Fabre / Scavetta / Pellegrini martedì 14 e mercoledì 15 maggio a Fabbrica Europa

Redazione Nove da Firenze
Redazione Nove da Firenze
13 maggio 2002 13:44
Fabre / Scavetta / Pellegrini martedì 14 e mercoledì 15 maggio a Fabbrica Europa

Dopo Vassiliev, Reinhild Hoffmann e Susanne Linke, a FABBRICA EUROPA arriva My movements are alone like streetdogs del maestro belga Jan Fabre. Regista, coreografo, artista visivo, Jan Fabre ci offre uno spettacolo, creato per il festival di Avignone, a metà tra il teatro e la danza, a tratti sconvolgente. L’immagine scenica al levarsi del sipario è stupefacente: una danzatrice minuta in mezzo a tre cadaveri di cani (di pezza) appesi in aria o stesi al suolo. C’è anche un quarto cane, che in seguito si rivela vivo.

Erna Omarsdottir è piccola. Sembra gentile e affettuosa. Sino a che non urla in islandese con un tono molto aspro, quasi un abbaiare: “perché avete abbandonato coloro che vi sono più cari?”. Sono i cani abbandonati durante le vacanze. Poi prosegue con una voce d’oltretomba, leggendo convulsamente qualche passaggio de La mauvaise réputation, la canzone di Brassens su quei paesani diversi dagli altri, quelli che tutti mostrano a dito. Fabre e Erna Omarsdottir hanno lavorato sul parallelo tra il cane randagio e l’artista, che deve costantemente mettersi alla prova, sopportare e alla fine essere abbandonato quando non risponde più a ciò che ci si aspetta da lui.

Come il cane abbandonato all’angolo di una strada che abbaia, la danzatrice si guarda attorno e dalla sua gola escono dei gridi sordi.
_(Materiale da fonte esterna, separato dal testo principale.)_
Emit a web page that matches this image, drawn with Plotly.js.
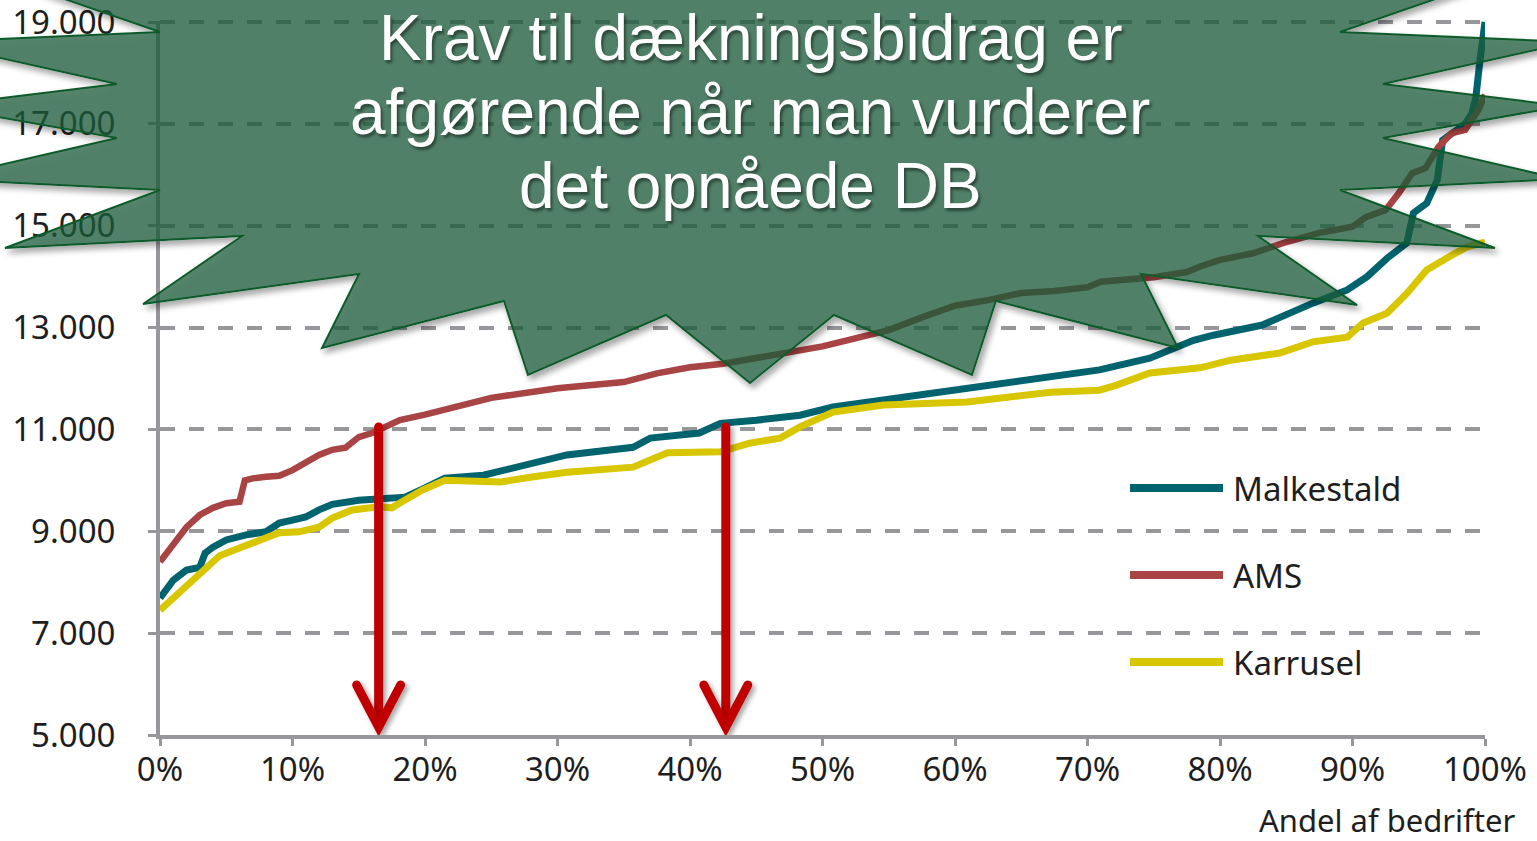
<!DOCTYPE html>
<html><head><meta charset="utf-8">
<script src="https://cdn.plot.ly/plotly-3.0.1.min.js"></script>
<style>html,body{margin:0;padding:0;background:#fff;} #chart{width:1537px;height:841px;}</style>
</head><body><div id="chart"></div>
<script>
// ---- data (x = andel af bedrifter, %) ----
const seriesNames = ['Malkestald', 'AMS', 'Karrusel'];
const malkX = [0, 0.4, 1, 2, 3, 3.4, 4, 5, 6.5, 8, 9, 10, 11, 12, 13, 15, 17, 18.5, 20, 21.5, 24.4, 27, 30.7, 35.7, 37, 40.7, 42.3, 45, 48.3, 50.8, 55.8, 60.9, 65.9, 70.9, 74.7, 76.7, 78, 79.5, 83.2, 87, 89.6, 91.1, 92.6, 94.1, 94.6, 95.6, 96.4, 96.8, 97.5, 98.5, 99, 99.3, 99.6, 99.8, 100];
const malkY = [7690, 7850, 8040, 8240, 8290, 8570, 8690, 8830, 8930, 8990, 9160, 9220, 9280, 9420, 9530, 9610, 9650, 9670, 9850, 10045, 10100, 10260, 10500, 10650, 10830, 10930, 11120, 11180, 11280, 11440, 11620, 11810, 12010, 12170, 12400, 12600, 12750, 12850, 13050, 13480, 13740, 14000, 14360, 14660, 15250, 15440, 15900, 16680, 16820, 17000, 17200, 17500, 18200, 18700, 19000];
const amsX = [0, 1, 2, 3, 4, 5, 6, 6.4, 7, 8, 9, 10, 11, 12, 13, 14, 15, 16, 17, 18.1, 20, 21.9, 25, 30, 35, 37.5, 40, 42.5, 45, 47.5, 50, 52, 55, 57.5, 60, 62.5, 65, 67.5, 70, 71, 72.5, 75, 77.5, 78.5, 80, 82.5, 85, 87.5, 90, 91, 92.5, 93.5, 94.5, 95.5, 96.5, 97.5, 98.5, 99.5, 100];
const amsY = [8400, 8730, 9080, 9320, 9460, 9550, 9580, 10000, 10040, 10070, 10090, 10200, 10340, 10500, 10600, 10640, 10850, 10930, 11050, 11185, 11290, 11420, 11620, 11810, 11930, 12100, 12220, 12290, 12400, 12520, 12630, 12760, 12950, 13200, 13430, 13540, 13680, 13720, 13790, 13900, 13940, 13990, 14090, 14200, 14330, 14460, 14680, 14860, 14980, 15170, 15310, 15640, 16030, 16130, 16550, 16820, 16880, 17270, 17570];
const karX = [0, 1, 2, 3, 4.5, 6, 7, 9, 10.5, 12, 13, 14.5, 16.5, 17.5, 18.1, 19.8, 21.5, 25.7, 28.2, 30.7, 35.7, 37, 38.3, 42.3, 44.5, 46.8, 48.3, 50.8, 54.6, 60.9, 64.7, 67.2, 70.9, 72.2, 74.7, 78.5, 80.8, 84.5, 87, 89.6, 90.8, 92.6, 94.1, 95.6, 97.1, 98.6, 100];
const karY = [7450, 7690, 7900, 8140, 8520, 8670, 8770, 8970, 8990, 9080, 9260, 9420, 9480, 9460, 9555, 9810, 10000, 9970, 10070, 10160, 10260, 10400, 10540, 10560, 10730, 10830, 11050, 11340, 11480, 11540, 11670, 11730, 11770, 11870, 12110, 12210, 12360, 12500, 12720, 12810, 13090, 13280, 13670, 14130, 14360, 14580, 14680];
const yTicks = [5000, 7000, 9000, 11000, 13000, 15000, 17000, 19000];
const xTicks = [0, 10, 20, 30, 40, 50, 60, 70, 80, 90, 100];
const arrowX = [16.5, 42.7];
const arrowFrom = 11050, arrowTo = 5157;
const calloutLines = ['Krav til dækningsbidrag er', 'afgørende når man vurderer', 'det opnåede DB'];
const xTitle = 'Andel af bedrifter';

// ---- styling ----
const colors = ['#00636e', '#a84443', '#d8c700'];
const L = 160, R = 1485, T = 21, B = 735;
const yMin = 5000, yMax = 19020;
const px = x => (x - L) / (R - L);
const py = y => (B - y) / (B - T);
const font = 'Noto Sans, DejaVu Sans, sans-serif';
const txt = '#1e1e1e';
const gray = '#96969b';

const traces = [
  {x: malkX, y: malkY, name: seriesNames[0], line: {color: colors[0], width: 7}},
  {x: amsX, y: amsY, name: seriesNames[1], line: {color: colors[1], width: 6.5}},
  {x: karX, y: karY, name: seriesNames[2], line: {color: colors[2], width: 7}}
].map(t => Object.assign({type: 'scatter', mode: 'lines', hoverinfo: 'skip'}, t));

// starburst outline (pixel space of the page)
const burst = [[-60,-44],[160,32],[-71,42],[117,84],[-64,106],[117,138],[-61,179],[160,190],[5,248],[242,236],[143,304],[359,274],[322,348],[504,301],[528,375],[666,315],[750,383],[834,315],[972,375],[996,301],[1178,348],[1141,274],[1357,305],[1258,236],[1495,248],[1340,190],[1561,179],[1383,138],[1564,106],[1383,84],[1571,42],[1340,32],[1560,-44],[1200,-130],[750,-130],[300,-130]];
const burstPath = 'M' + burst.map(p => px(p[0]).toFixed(4) + ',' + py(p[1]).toFixed(4)).join('L') + 'Z';

const shapes = [{
  type: 'path', xref: 'paper', yref: 'paper', path: burstPath,
  fillcolor: 'rgba(28,92,57,0.74)', line: {color: '#0d5a2a', width: 2}, layer: 'above'
}];
const armDx = 1.66, armDy = 825;
arrowX.forEach(ax => {
  shapes.push({type: 'line', xref: 'x', yref: 'y', x0: ax, x1: ax, y0: arrowFrom, y1: arrowTo + 250,
    line: {color: '#c00000', width: 9}, layer: 'above'});
  shapes.push({type: 'path', xref: 'x', yref: 'y',
    path: `M${ax - armDx},${arrowTo + armDy}L${ax},${arrowTo}L${ax + armDx},${arrowTo + armDy}`,
    line: {color: '#c00000', width: 9}, layer: 'above'});
});
// manual legend
const legY = [488, 575, 662];
seriesNames.forEach((n, i) => {
  shapes.push({type: 'line', xref: 'paper', yref: 'paper', x0: px(1130), x1: px(1223), y0: py(legY[i]), y1: py(legY[i]),
    line: {color: colors[i], width: 8}, layer: 'above'});
});

const annotations = [];
const lineCenters = [38, 112, 186];
calloutLines.forEach((t, i) => annotations.push({
  text: t, xref: 'paper', yref: 'paper', x: px(750), y: py(lineCenters[i]), xanchor: 'center', yanchor: 'middle',
  showarrow: false, font: {family: 'Liberation Sans, Arial, sans-serif', size: 64, color: '#ffffff', shadow: '2px 3px 3px rgba(0,0,0,0.45)'}
}));
seriesNames.forEach((n, i) => annotations.push({
  text: n, xref: 'paper', yref: 'paper', x: px(1231), y: py(legY[i]), xanchor: 'left', yanchor: 'middle',
  showarrow: false, font: {family: font, size: 33, color: txt}
}));
annotations.push({text: xTitle, xref: 'paper', yref: 'paper', x: px(1517), y: py(820), xanchor: 'right', yanchor: 'middle',
  showarrow: false, font: {family: font, size: 31, color: txt}});

const layout = {
  width: 1537, height: 841,
  margin: {l: L, r: 1537 - R, t: T, b: 841 - B, pad: 0},
  paper_bgcolor: '#ffffff', plot_bgcolor: '#ffffff',
  showlegend: false,
  separators: ',.',
  font: {family: font, size: 33, color: txt},
  xaxis: {
    range: [0, 100], tickvals: xTicks, ticktext: xTicks.map(v => v + '%'),
    showgrid: false, zeroline: false, showline: true, linecolor: gray, linewidth: 4,
    ticks: 'outside', ticklen: 7, tickwidth: 3, tickcolor: gray, ticklabelstandoff: -5,
    ticklabeloverflow: 'allow',
    tickfont: {family: font, size: 33, color: txt}, fixedrange: true
  },
  yaxis: {
    range: [yMin, yMax], tickvals: yTicks, tickformat: ',d',
    showgrid: true, gridcolor: gray, gridwidth: 4, griddash: '15px,14px',
    zeroline: false, showline: true, linecolor: gray, linewidth: 4,
    ticks: 'outside', ticklen: 8, tickwidth: 3, tickcolor: gray, ticklabelstandoff: 26,
    ticklabeloverflow: 'allow',
    tickfont: {family: font, size: 33, color: txt}, fixedrange: true
  },
  shapes: shapes,
  annotations: annotations
};

Plotly.newPlot('chart', traces, layout, {staticPlot: true, displayModeBar: false}).then(gd => {
  const svg = gd.querySelector('svg.main-svg');
  const ns = 'http://www.w3.org/2000/svg';
  let defs = svg.querySelector('defs');
  if (!defs) { defs = document.createElementNS(ns, 'defs'); svg.insertBefore(defs, svg.firstChild); }
  defs.insertAdjacentHTML('beforeend',
    '<filter id="sbShadow" filterUnits="userSpaceOnUse" x="-300" y="-300" width="2200" height="1500">' +
    '<feGaussianBlur in="SourceAlpha" stdDeviation="3" result="b"/>' +
    '<feOffset in="b" dx="3" dy="4" result="o"/>' +
    '<feComposite in="o" in2="SourceAlpha" operator="out" result="s"/>' +
    '<feComponentTransfer in="s" result="s2"><feFuncA type="linear" slope="0.45"/></feComponentTransfer>' +
    '<feMerge><feMergeNode in="s2"/><feMergeNode in="SourceGraphic"/></feMerge></filter>' +
    '<filter id="arShadow" filterUnits="userSpaceOnUse" x="-300" y="-300" width="2200" height="1500">' +
    '<feGaussianBlur in="SourceAlpha" stdDeviation="2.5" result="b"/>' +
    '<feOffset in="b" dx="3" dy="3" result="o"/>' +
    '<feComponentTransfer in="o" result="s2"><feFuncA type="linear" slope="0.35"/></feComponentTransfer>' +
    '<feMerge><feMergeNode in="s2"/><feMergeNode in="SourceGraphic"/></feMerge></filter>');
  const paths = gd.querySelectorAll('.layer-above .shapelayer path');
  paths.forEach(p => {
    const idx = +p.getAttribute('data-index');
    if (idx === 0) p.setAttribute('filter', 'url(#sbShadow)');
    else if (idx >= 1 && idx <= 4) {
      p.setAttribute('filter', 'url(#arShadow)');
      p.style.strokeLinecap = 'round';
      p.style.strokeLinejoin = 'miter';
    }
  });
});
</script>
</body></html>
I suoi movimenti esprimono la rivolta. Più avanti la protesta diventa tragica sulla musica de Le chien di Léo Ferré. Muove il bacino come in un coito, ma come un uomo nel corpo di una donna. Vengono gettati dei pacchetti di burro sulla scena. Lei fa su e giù nello spazio per raccoglierli, finché una pioggia di burro le evoca altre idee. Mangia il burro, lo morde, lo ascolta, incollandoselo all’orecchio in un gesto assurdo.

Poi va a quattro zampe sulla scena, si avvicina ai cani, cerca invano un contatto, come se volesse riportali in vita. Il paesaggio sonoro di Frank Pay consiste in un miscuglio di suoni della natura manipolati assieme a dei suoni elettronici. Tutto si immerge in un’atmosfera alienante. Il filo rosso è dato dalla canzone Chien andalou dei Pixies, tra il surf e il noise rock. A volte la canzone esplode, a volte la danzatrice canticchia qualche passaggio. Uno schermo mostra delle immagini di cani in decomposizione.

Cala una certa rassegnazione. Allora lei si trucca come per il carnevale, con un cappello e una stella filante. Agghinda i cani allo stesso modo. Verso la fine, lo spettacolo prende l’aspetto di una festa della morte, con i cani e la Omarsdottir agghindati come per il carnevale.